Bank executives have long said that they must pay a larger slice of a shrinking pie in bad times to retain their top people. In a bad environment for the entire industry, it remains unclear exactly where all these people would go.
Firms say that their greatest assets are not factories, equipment or intellectual property but the people who ride their elevators everyday. And in fairness, when revenue jumps at Wall Street firms, compensation has not always kept up.
The compensation-to-revenue ratio may be particularly difficult to calculate in 2011 because of an obscure accounting maneuver called debt valuation adjustment. Under it, firms have posted revenue gains in 2011 based on the deterioration of their credit quality. (The explanation for this is so convoluted that it’s best saved for another column on another day.)
Still, investors will keep their eyes peeled for that number.
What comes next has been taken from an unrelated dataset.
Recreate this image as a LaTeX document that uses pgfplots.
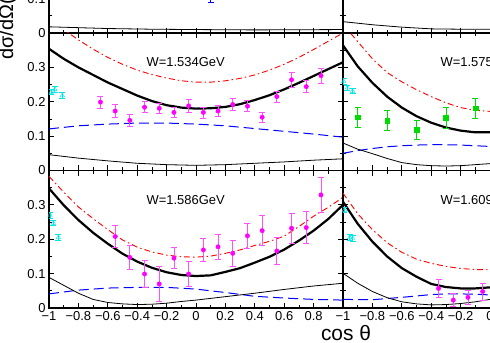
\documentclass[border=0pt]{standalone}
\usepackage{fontspec}
\setmainfont{Liberation Sans}
\usepackage{pgfplots}
\pgfplotsset{compat=1.18}

\definecolor{mag}{RGB}{255,0,255}
\definecolor{magbar}{RGB}{255,80,255}
\definecolor{cyn}{RGB}{0,230,230}
\definecolor{grn}{RGB}{0,220,0}

\pgfplotsset{
  panel/.style={
    scale only axis, width=294bp, height=137.5bp, anchor=south west,
    xmin=-1, xmax=1, ymin=0, ymax=0.4,
    xtick={-1,-0.8,-0.6,-0.4,-0.2,0,0.2,0.4,0.6,0.8,1},
    minor xtick={-0.9,-0.7,-0.5,-0.3,-0.1,0.1,0.3,0.5,0.7,0.9},
    ytick={0,0.1,0.2,0.3,0.4},
    minor ytick={0.05,0.15,0.25,0.35},
    tick align=inside, major tick length=5bp, minor tick length=3bp,
    axis line style={line width=1.4bp},
    every tick/.append style={black, line width=0.8bp},
    xticklabels={}, yticklabels={},
    ticklabel style={font=\fontsize{13}{15}\selectfont},
  },
  ylab/.style={yticklabels={0,0.1,0.2,0.3,{}}},
  xlabL/.style={xticklabels={−1,−0.8,−0.6,−0.4,−0.2,0,0.2,0.4,0.6,0.8,{}}},
  xlabR/.style={xticklabels={−1,−0.8,−0.6,−0.4,−0.2,0,0.2,0.4,0.6,0.8,1}},
  thick curve/.style={black, line width=2.2bp, no marks},
  thin curve/.style={black, line width=0.8bp, no marks},
  red curve/.style={red, line width=0.9bp, no marks, dash pattern=on 6bp off 3bp on 1.5bp off 3bp},
  blue curve/.style={blue, line width=1bp, no marks, dash pattern=on 10bp off 5bp},
  errpts/.style={only marks,
    error bars/y dir=both, error bars/y explicit,
    error bars/error bar style={line width=0.8bp},
    error bars/error mark options={rotate=90, line width=0.8bp, mark size=3bp}},
  magpts/.style={errpts, color=mag, mark=*, mark size=2.2bp,
    error bars/error bar style={magbar, line width=0.9bp}},
  cyanpts/.style={errpts, color=cyn, mark=triangle, mark size=2.6bp},
  greenpts/.style={errpts, color=grn, mark=square*, mark size=2.4bp},
}
\tikzset{wlabel/.style={anchor=west, font=\fontsize{13}{15}\selectfont}}

\begin{document}
\begin{tikzpicture}
\clip[use as bounding box] (0,0) rectangle (490bp,343bp);

% ---------- top row (only its lower part is in view)
\begin{axis}[panel, ylab, at={(49bp,310bp)}]
\addplot[thin curve] coordinates {(-1,0.018)(-0.6,0.013)(-0.3,0.011)(0,0.01)(0.4,0.009)(1,0.01)};
\addplot[errpts, color=blue, mark=*, mark size=2bp] table[y error=e] {
x y e
0.1 0.12 0.03
};
\end{axis}
\begin{axis}[panel, at={(343bp,310bp)}]
\addplot[thin curve] coordinates {(-1,0.033)(-0.8,0.024)(-0.6,0.017)(-0.4,0.012)(-0.2,0.011)(0,0.011)(0.2,0.011)};
\end{axis}

% ---------- middle row
\begin{axis}[panel, ylab, at={(49bp,172.5bp)}]
\addplot[red curve] coordinates {(-1,0.44)(-0.9,0.41)(-0.8,0.38)(-0.7,0.353)(-0.6,0.329)(-0.5,0.309)(-0.4,0.292)(-0.3,0.279)(-0.2,0.269)(-0.1,0.261)(0,0.257)(0.1,0.257)(0.2,0.261)(0.3,0.268)(0.4,0.278)(0.5,0.292)(0.6,0.309)(0.7,0.329)(0.8,0.352)(0.9,0.376)(1,0.4)};
\addplot[thick curve] coordinates {(-1,0.354)(-0.9,0.325)(-0.8,0.3)(-0.7,0.278)(-0.6,0.256)(-0.5,0.237)(-0.4,0.218)(-0.3,0.202)(-0.2,0.19)(-0.1,0.183)(0,0.18)(0.1,0.181)(0.2,0.185)(0.3,0.193)(0.4,0.205)(0.5,0.219)(0.6,0.236)(0.7,0.255)(0.8,0.275)(0.9,0.295)(1,0.315)};
\addplot[blue curve] coordinates {(-1,0.121)(-0.8,0.13)(-0.6,0.135)(-0.4,0.138)(-0.2,0.138)(0,0.135)(0.2,0.13)(0.4,0.122)(0.6,0.114)(0.8,0.106)(1,0.097)};
\addplot[thin curve] coordinates {(-1,0.046)(-0.8,0.036)(-0.6,0.028)(-0.4,0.021)(-0.2,0.017)(0,0.015)(0.2,0.017)(0.4,0.021)(0.6,0.025)(0.8,0.03)(1,0.034)};
\addplot[cyanpts] table[y error=e] {
x y e
-0.985 0.228 0.008
-0.96 0.236 0.008
-0.91 0.218 0.008
};
\addplot[magpts] table[y error=e] {
x y e
-0.65 0.199 0.018
-0.55 0.173 0.018
-0.45 0.146 0.017
-0.35 0.184 0.016
-0.25 0.181 0.015
-0.15 0.169 0.015
-0.05 0.188 0.018
0.05 0.169 0.016
0.15 0.173 0.016
0.25 0.192 0.017
0.35 0.187 0.016
0.45 0.155 0.015
0.55 0.215 0.016
0.65 0.264 0.022
0.75 0.244 0.018
0.85 0.276 0.022
};
\node[wlabel] at (axis cs:-0.36,0.315) {W=1.534GeV};
\end{axis}
\begin{axis}[panel, at={(343bp,172.5bp)}]
\addplot[red curve] coordinates {(-1,0.43)(-0.95,0.4)(-0.9,0.375)(-0.8,0.325)(-0.7,0.285)(-0.6,0.258)(-0.5,0.235)(-0.4,0.215)(-0.3,0.197)(-0.2,0.183)(-0.1,0.175)(0,0.172)(0.1,0.172)};
\addplot[thick curve] coordinates {(-1,0.364)(-0.9,0.303)(-0.8,0.255)(-0.7,0.215)(-0.6,0.183)(-0.5,0.158)(-0.4,0.139)(-0.3,0.125)(-0.2,0.116)(-0.1,0.111)(0,0.111)(0.1,0.113)};
\addplot[blue curve] coordinates {(-1,0.05)(-0.9,0.058)(-0.8,0.064)(-0.7,0.069)(-0.6,0.072)(-0.5,0.074)(-0.4,0.075)(-0.3,0.075)(-0.2,0.074)(-0.1,0.072)(0,0.07)(0.1,0.068)};
\addplot[thin curve] coordinates {(-1,0.08)(-0.9,0.062)(-0.8,0.049)(-0.7,0.035)(-0.6,0.023)(-0.5,0.017)(-0.4,0.014)(-0.3,0.013)(-0.2,0.014)(-0.1,0.017)(0,0.02)(0.1,0.023)};
\addplot[cyanpts] table[y error=e] {
x y e
-0.995 0.259 0.008
-0.97 0.241 0.008
-0.935 0.231 0.008
};
\addplot[greenpts] table[y error=e] {
x y e
-0.9 0.155 0.03
-0.7 0.146 0.03
-0.5 0.118 0.027
-0.3 0.153 0.03
-0.1 0.181 0.03
};
\node[wlabel] at (axis cs:-0.36,0.315) {W=1.575GeV};
\end{axis}

% ---------- bottom row
\begin{axis}[panel, ylab, xlabL, at={(49bp,35bp)}]
\addplot[red curve] coordinates {(-1,0.383)(-0.9,0.337)(-0.8,0.294)(-0.7,0.26)(-0.6,0.228)(-0.5,0.198)(-0.4,0.177)(-0.3,0.163)(-0.2,0.154)(-0.1,0.149)(0,0.148)(0.1,0.151)(0.2,0.159)(0.3,0.169)(0.4,0.182)(0.5,0.194)(0.6,0.209)(0.7,0.237)(0.8,0.267)(0.9,0.293)(1,0.322)};
\addplot[thick curve] coordinates {(-1,0.348)(-0.9,0.299)(-0.8,0.256)(-0.7,0.219)(-0.6,0.187)(-0.5,0.158)(-0.4,0.135)(-0.3,0.117)(-0.2,0.104)(-0.1,0.096)(0,0.093)(0.1,0.095)(0.2,0.105)(0.3,0.116)(0.4,0.132)(0.5,0.149)(0.6,0.17)(0.7,0.196)(0.8,0.225)(0.9,0.259)(1,0.3)};
\addplot[blue curve] coordinates {(-1,0.041)(-0.8,0.052)(-0.6,0.058)(-0.4,0.06)(-0.2,0.06)(0,0.055)(0.2,0.045)(0.4,0.034)(0.6,0.029)(0.8,0.025)(1,0.023)};
\addplot[thin curve] coordinates {(-1,0.089)(-0.9,0.066)(-0.8,0.043)(-0.7,0.025)(-0.6,0.016)(-0.5,0.012)(-0.4,0.01)(-0.3,0.011)(-0.2,0.014)(-0.1,0.019)(0,0.023)(0.2,0.033)(0.4,0.043)(0.6,0.054)(0.8,0.064)(1,0.072)};
\addplot[cyanpts] table[y error=e] {
x y e
-0.993 0.27 0.008
-0.97 0.247 0.008
-0.937 0.205 0.008
};
\addplot[magpts] table[y error=e] {
x y e
-0.55 0.208 0.033
-0.45 0.147 0.036
-0.35 0.099 0.04
-0.25 0.07 0.05
-0.15 0.145 0.031
-0.05 0.099 0.036
0.05 0.169 0.034
0.15 0.178 0.036
0.25 0.159 0.037
0.35 0.21 0.037
0.45 0.225 0.044
0.55 0.166 0.039
0.65 0.232 0.043
0.75 0.234 0.047
0.85 0.329 0.051
};
\node[wlabel] at (axis cs:-0.36,0.315) {W=1.586GeV};
\end{axis}
\begin{axis}[panel, xlabR, at={(343bp,35bp)}]
\addplot[red curve] coordinates {(-1,0.334)(-0.9,0.274)(-0.8,0.228)(-0.7,0.19)(-0.6,0.162)(-0.5,0.142)(-0.4,0.13)(-0.3,0.121)(-0.2,0.115)(-0.1,0.112)(0,0.111)(0.2,0.115)};
\addplot[thick curve] coordinates {(-1,0.309)(-0.9,0.245)(-0.8,0.193)(-0.7,0.15)(-0.6,0.116)(-0.5,0.091)(-0.4,0.07)(-0.3,0.061)(-0.2,0.057)(-0.1,0.057)(0,0.06)(0.2,0.07)};
\addplot[blue curve] coordinates {(-1,0.025)(-0.8,0.024)(-0.6,0.031)(-0.4,0.039)(-0.3,0.041)(-0.2,0.041)(-0.1,0.04)(0,0.038)(0.2,0.035)};
\addplot[thin curve] coordinates {(-1,0.101)(-0.9,0.072)(-0.8,0.048)(-0.7,0.03)(-0.6,0.018)(-0.5,0.012)(-0.4,0.009)(-0.3,0.01)(-0.2,0.013)(-0.1,0.018)(0,0.025)(0.2,0.035)};
\addplot[cyanpts] table[y error=e] {
x y e
-0.99 0.285 0.008
-0.955 0.205 0.008
-0.935 0.203 0.008
};
\addplot[magpts] table[y error=e] {
x y e
-0.35 0.057 0.025
-0.25 0.023 0.019
-0.15 0.031 0.021
-0.05 0.048 0.025
};
\node[wlabel] at (axis cs:-0.36,0.315) {W=1.609GeV};
\end{axis}

\node[rotate=90, anchor=base west, inner sep=0, font=\fontsize{20}{24}\selectfont] at (13bp,283bp) {dσ/dΩ(μb/sr)};
\node[anchor=base, inner sep=0, font=\fontsize{21}{25}\selectfont] at (346bp,3bp) {cos θ};
\end{tikzpicture}
\end{document}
Nelson Peltz, the activist investor who runs Trian Partners, wrote a scathing letter to State Street’s board late last year, questioning the payout as measured against earnings per share.
He contended that State Street in 2010 “paid more in compensation than in any year other than 2008 but generated the lowest E.P.S. in its recent history. Shareholders have subsidized these increases in employee compensation.”
One firm that has been under the spotlight for its compensation ratio is Greenhill & Company , a boutique advisory firm whose stock has declined 52 percent in the last year. It could be considered a case study in out-of-control compensation costs in bad times.
In the first quarter of 2011, Greenhill spent 75 percent of its revenue on compensation and benefits. In 2010, the firm spent 57 percent of its revenue on compensation, in part because the firm aggressively recruited talent after the financial crisis.
Greenhill has since pledged to reduce its compensation-to-revenue ratio. But the firm is likely to struggle to bring the number down to any semblance of a reasonable level anytime soon. The firm was expected to book about $16 million to $18 million in fees from its advisory assignment for AT&T’s planned acquisition of T-Mobile USA, a merger that has since collapsed.
Lazard , under Bruce Wasserstein, paid as much as 74 percent of its revenue in compensation in 2004, the year before it went public.
At the time, the firm pledged to bring its compensation-to-revenue percentage down to 57.5 percent, but it has taken years for it to bring that number in line with its peers. For example, the firm paid out about 80 percent of revenue in 2009, in part because of a balloon payment it made to the Wasserstein estate after Bruce Wasserstein died.
Compensation as a percentage of revenue most likely won’t reach those levels again anytime soon. But in the long march toward lower payouts on Wall Street, this year may represent a detour.